Caenorhabditis elegans forages for food by distinguishing between various odorants in a dynamic environment. Their sensory neurons have the ability to adapt to persistent odors when the animal is starved (Bargmann, 2006). Adaptation to specific odors takes place in the AWC, a paired olfactory sensory neuron. In the AWC, a transmembrane guanylyl cyclase,
odr-1, is required for chemotaxis towards all odorants. Prolonged odor exposure results in decreased chemotaxis, which correlates with a decrease in
odr-1 mRNA. Odor adaptation is initiated by the translocation of a protein kinase, EGL-4, into the nucleus of the AWC (L'Etoile et al., 2002; Lee et al., 2010). Nuclear EGL-4 promotes a 22G directed repression of the
odr-1 gene thereby initiating long-term odor adaptation (Juang et al., submitted).
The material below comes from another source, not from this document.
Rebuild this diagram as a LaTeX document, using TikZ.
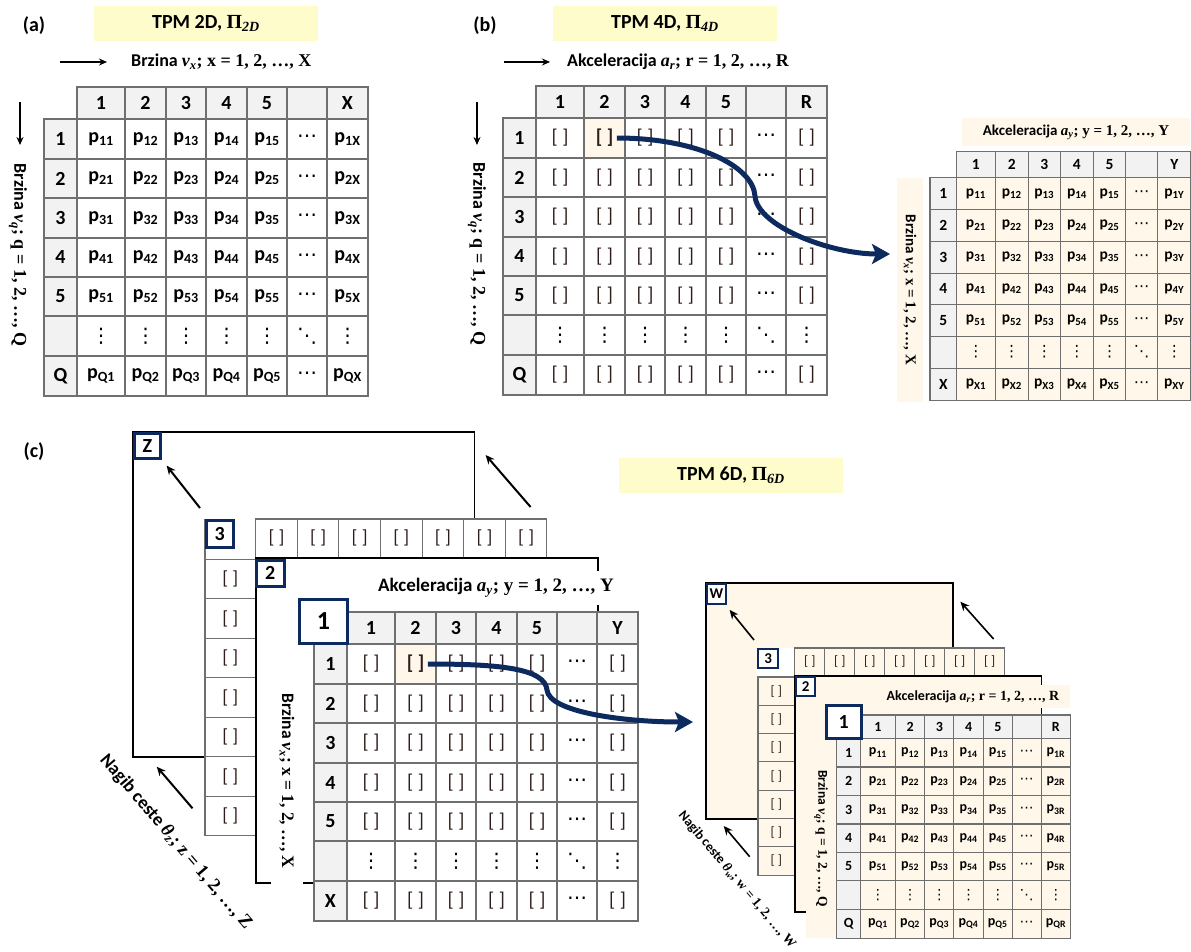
\documentclass[tikz,border=0pt]{standalone}
\usepackage{fontspec}
\setmainfont{Carlito}
\newfontfamily\mth{Liberation Serif}
\newfontfamily\djv{DejaVu Sans}
\usetikzlibrary{arrows.meta}
\definecolor{cn}{HTML}{0C2A5E}
\definecolor{cy}{HTML}{FFFCCB}
\definecolor{cc}{HTML}{FFF8EA}
\definecolor{cl}{HTML}{F2F2F2}
\definecolor{cg}{HTML}{6F6F6F}
\definecolor{ck}{HTML}{2E1D1A}
\newcommand{\mvar}[2]{{\mth\bfseries\itshape #1\textsubscript{#2}}}
\newcommand{\mrng}[2]{{\mth\bfseries; #1 = 1, 2, …, #2}}
\newcommand{\tpmp}{\bfseries p\textsubscript{\rl\cl}}
\newcommand{\tpmb}{\color{ck}[ ]}
% table: name, x, y, scale, cell text, last column, last row, cell fill, font size
\newcommand{\tpmtab}[9]{%
  \begin{scope}[shift={(#2,#3)}, scale=#4, every node/.style={font=\fontsize{#9}{#9}\selectfont\bfseries}]
    \foreach \c/\xa/\xb in {1/33/81,2/81/122,3/122/162,4/162/203,5/203/243,6/243/283,7/283/324} {
      \draw[tabcell, fill=cl] (\xa,0) rectangle (\xb,32);
      \node (#1-0-\c) at ({(\xa+\xb)/2},16) {\ifcase\c\or1\or2\or3\or4\or5\or\or#6\fi};}
    \foreach \r/\ya/\yb in {1/32/72,2/72/111,3/111/151,4/151/190,5/190/229,6/229/269,7/269/309} {
      \draw[tabcell, fill=cl] (0,\ya) rectangle (33,\yb);
      \node (#1-\r-0) at (16.5,{(\ya+\yb)/2}) {\ifcase\r\or1\or2\or3\or4\or5\or\or#7\fi};
      \foreach \c/\xa/\xb in {1/33/81,2/81/122,3/122/162,4/162/203,5/203/243,6/243/283,7/283/324} {
        \ifnum\r=7 \def\rl{#7}\else\edef\rl{\r}\fi
        \ifnum\c=7 \def\cl{#6}\else\edef\cl{\c}\fi
        \def\cf{#8}\def\cw{\mdseries}%
        \ifx#5\tpmb\ifnum\r=1 \ifnum\c=2 \def\cf{cc}\def\cw{}\fi\fi\fi
        \draw[tabcell, fill=\cf] (\xa,\ya) rectangle (\xb,\yb);
        \node (#1-\r-\c) at ({(\xa+\xb)/2},{(\ya+\yb)/2}) {\cw\ifnum\r=6 \ifnum\c=6 {\djv ⋱}\else{\djv ⋮}\fi\else\ifnum\c=6 {\djv ⋯}\else#5\fi\fi};}}
  \end{scope}}
\tikzset{
  tabcell/.style={draw=cg, line width=1.1pt},
  layer/.style={draw=black, line width=1.6pt},
  titlebox/.style={fill=cy, minimum width=224pt, minimum height=35pt, font=\fontsize{20}{24}\selectfont\bfseries},
  panel/.style={font=\fontsize{20}{24}\selectfont\bfseries},
  axlab/.style={inner sep=1pt, font=\fontsize{#1}{#1}\selectfont\bfseries},
  axlab/.default=18,
  brk/.style={text=ck, font=\fontsize{#1}{#1}\selectfont},
  brk/.default=19,
  numbox/.style={draw=cn, line width=2.6pt, fill=white, inner sep=0pt, anchor=north west, font=\fontsize{#1}{#1}\selectfont\bfseries},
  numbox/.default=20,
  axarrow/.style={line width=1.8pt, -{Stealth[length=8pt,width=7pt]}},
  stackarrow/.style={line width=2pt, -{Stealth[length=9pt,width=8pt]}},
  flow/.style={draw=cn, line width=5pt, -{Stealth[length=18pt,width=20pt,inset=4pt]}}
}
\begin{document}
\begin{tikzpicture}[x=1pt,y=-1pt]
  \useasboundingbox (0,0) rectangle (1191,951);
  % (a) TPM 2D
  \node[panel] (pa) at (34,26) {(a)};
  \node[titlebox] (ta) at (206,23.5) {TPM 2D, {\mth Π\textsubscript{\itshape 2D}}};
  \node[axlab, anchor=west] (ax) at (130,62) {Brzina \mvar{v}{x}\mrng{x}{X}};
  \draw[axarrow] ([xshift=-70pt]ax.west) -- ([xshift=-23pt]ax.west);
  \node[axlab, rotate=-90] (aq) at (18,255) {Brzina \mvar{v}{q}\mrng{q}{Q}};
  \draw[axarrow] ([shift={(2,-153)}]aq.center) -- ([shift={(2,-110)}]aq.center);
  \tpmtab{a}{44}{87}{1}{\tpmp}{X}{Q}{white}{20}
  % (b) TPM 4D
  \node[panel] (pb) at (485,26) {(b)};
  \node[titlebox] (tb) at (665,23.5) {TPM 4D, {\mth Π\textsubscript{\itshape 4D}}};
  \node[axlab, anchor=west] (br) at (566,62) {Akceleracija \mvar{a}{r}\mrng{r}{R}};
  \draw[axarrow] ([xshift=-62pt]br.west) -- ([xshift=-16pt]br.west);
  \node[axlab, rotate=-90] (bq) at (477,254) {Brzina \mvar{v}{q}\mrng{q}{Q}};
  \draw[axarrow] ([shift={(0,-152)}]bq.center) -- ([shift={(0,-109)}]bq.center);
  \tpmtab{b}{503}{86}{1}{\tpmb}{R}{Q}{white}{20}
  \node[axlab=15, fill=cc, minimum width=228pt, minimum height=28pt] (bay) at (1076,132) {Akceleracija \mvar{a}{y}\mrng{y}{Y}};
  \node[axlab=15, fill=cc, rotate=-90, minimum width=224pt, minimum height=26pt] (bvx) at (910,290) {Brzina \mvar{v}{x}\mrng{x}{X}};
  \tpmtab{bb}{930}{151.7}{0.805}{\tpmp}{Y}{X}{cc}{15.5}
  \coordinate (bbend) at (755,196);
  \coordinate (btip) at (890,254);
  \draw[flow] (b-1-2.east) .. controls +(80,0) and +(-2,-30) .. (bbend) .. controls +(2,30) and +(-60,0) .. (btip);
  % (c) TPM 6D
  \node[panel] (pc) at (34,452) {(c)};
  \node[titlebox] (tc) at (731,475) {TPM 6D, {\mth Π\textsubscript{\itshape 6D}}};
  % left stack, theta_z
  \draw[layer, fill=white] (133,432) rectangle (474.6,756.7);
  \coordinate (zne) at (474.6,432);
  \coordinate (zsw) at (133,756.7);
  \draw[tabcell] (205,519) -- (205,559.3);
  \foreach \i in {1,...,7} {
    \draw[tabcell, fill=white] ({255.7+41.6*(\i-1)},519) rectangle ++(41.6,38.7);
    \node[brk] (zt-\i) at ({255.7+41.6*(\i-0.5)},538.3) {[ ]};
    \draw[tabcell, fill=white] (205,{559.3+39.5*(\i-1)}) rectangle ++(50.7,39.5);
    \node[brk] (zl-\i) at (230.3,{559.3+39.5*(\i-0.5)}) {[ ]};}
  \draw[layer, fill=white] (255.7,557.7) rectangle (598,883);
  \node[axlab=19, fill=white, minimum height=34pt] (cay) at (496,588) {Akceleracija \mvar{a}{y}\mrng{y}{Y}};
  \node[axlab=17.5, fill=white, rotate=-90, minimum width=212pt, minimum height=32pt] (cvx) at (287,781) {Brzina \mvar{v}{x}\mrng{x}{X}};
  \tpmtab{c}{314}{612}{1}{\tpmb}{Y}{X}{white}{20}
  \node[numbox, minimum width=26pt, minimum height=25pt] (zbox) at (133,432) {Z};
  \node[numbox, minimum width=27pt, minimum height=27pt] (z3) at (205,519) {3};
  \node[numbox, minimum width=28pt, minimum height=26pt] (z2) at (255,559) {2};
  \node[numbox=26, minimum width=48pt, minimum height=44pt, line width=3pt] (z1) at (298,598) {1};
  \draw[stackarrow] ([shift={(-5,-11)}]z3.north west) -- ([shift={(5,6)}]zbox.south east);
  \draw[stackarrow] ([shift={(56,75)}]zne) -- ([shift={(11,23)}]zne);
  \draw[stackarrow] ([shift={(59.5,51.6)}]zsw) -- ([shift={(23.8,10)}]zsw);
  \node[axlab=18.5, rotate=-49.4] (cz) at (176,842) {Nagib ceste \mvar{θ}{z}\mrng{z}{Z}};
  % right stack, theta_w
  \draw[layer, fill=cc] (705.7,583) rectangle (952.9,819);
  \coordinate (wne) at (952.9,583);
  \coordinate (wsw) at (705.7,819);
  \fill[white] (757,648) rectangle (794.8,677);
  \foreach \i in {1,...,7} {
    \draw[tabcell, fill=cc] ({794.8+29.98*(\i-1)},648) rectangle ++(29.98,28);
    \node[brk=13.5] (wt-\i) at ({794.8+29.98*(\i-0.5)},662) {[ ]};
    \draw[tabcell, fill=cc] (758,{677+28.3*(\i-1)}) rectangle ++(36.8,28.3);
    \node[brk=13.5] (wl-\i) at (776.4,{677+28.3*(\i-0.5)}) {[ ]};}
  \draw[layer, fill=cc] (795,676) rectangle (1041.6,912);
  \node[axlab=14, fill=cc, minimum width=193pt, minimum height=23pt] (war) at (973,696.5) {Akceleracija \mvar{a}{r}\mrng{r}{R}};
  \node[axlab=13.5, fill=cc, rotate=-90, minimum width=199pt, minimum height=30pt] (wvq) at (821,838.5) {Brzina \mvar{v}{q}\mrng{q}{Q}};
  \tpmtab{w}{836.8}{715}{0.722}{\tpmp}{R}{Q}{cc}{14}
  \node[numbox=15, minimum width=19pt, minimum height=20pt, line width=2.2pt] (wbox) at (705.7,583) {W};
  \node[numbox=15, minimum width=20pt, minimum height=19pt, line width=2.2pt] (w3) at (757,648) {3};
  \node[numbox=15, minimum width=19pt, minimum height=19pt, line width=2.2pt] (w2) at (795,676) {2};
  \node[numbox=20, minimum width=35pt, minimum height=33pt] (w1) at (825,704) {1};
  \draw[stackarrow, line width=1.6pt] ([shift={(-3,-8)}]w3.north west) -- ([shift={(2.7,4.7)}]wbox.south east);
  \draw[stackarrow, line width=1.6pt] ([shift={(40.7,56)}]wne) -- ([shift={(7.5,18.7)}]wne);
  \draw[stackarrow, line width=1.6pt] ([shift={(44,37.7)}]wsw) -- ([shift={(18,7)}]wsw);
  \node[axlab=13.5, rotate=-49.8] (cw) at (737,880) {Nagib ceste \mvar{θ}{w}\mrng{w}{W}};
  \coordinate (cbend) at (547,690);
  \coordinate (ctip) at (693,722);
  \draw[flow] (c-1-2.east) .. controls +(70,0) and +(-2,-22) .. (cbend) .. controls +(2,22) and +(-70,0) .. (ctip);
\end{tikzpicture}
\end{document}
ChIP indicated that the heterochromatin state at the
odr-1 locus increases during AWC odor adaptation and this increase requires 22G RNA synthesis. However, qRT-PCR and ChIP analysis does not offer a dynamic or cell-specific readout of
odr-1 22G RNA function. Here we describe our plans to create a fluorescent reporter that is capable of tracking changes in
odr-1 22G RNA function in live worms as they adapt to odor. The sensors that detect
odr-1 22G RNAs are inserted via Mos Single Copy Insertion (MosSCI). These sensors will have the capability to detect specific
odr-1 22G RNA function in the AWC olfactory sensory neuron as well as cells throughout the worm. The creation of a single copy insertion of an
odr-1 small RNA sensor will allow us to test our hypothesis that a small RNA-directed pathway is dynamically activated during olfactory adaptation. In addition, this tool will allow us to understand whether
odr-1 22G RNA represses transcription of our reporter in other cells in the worm.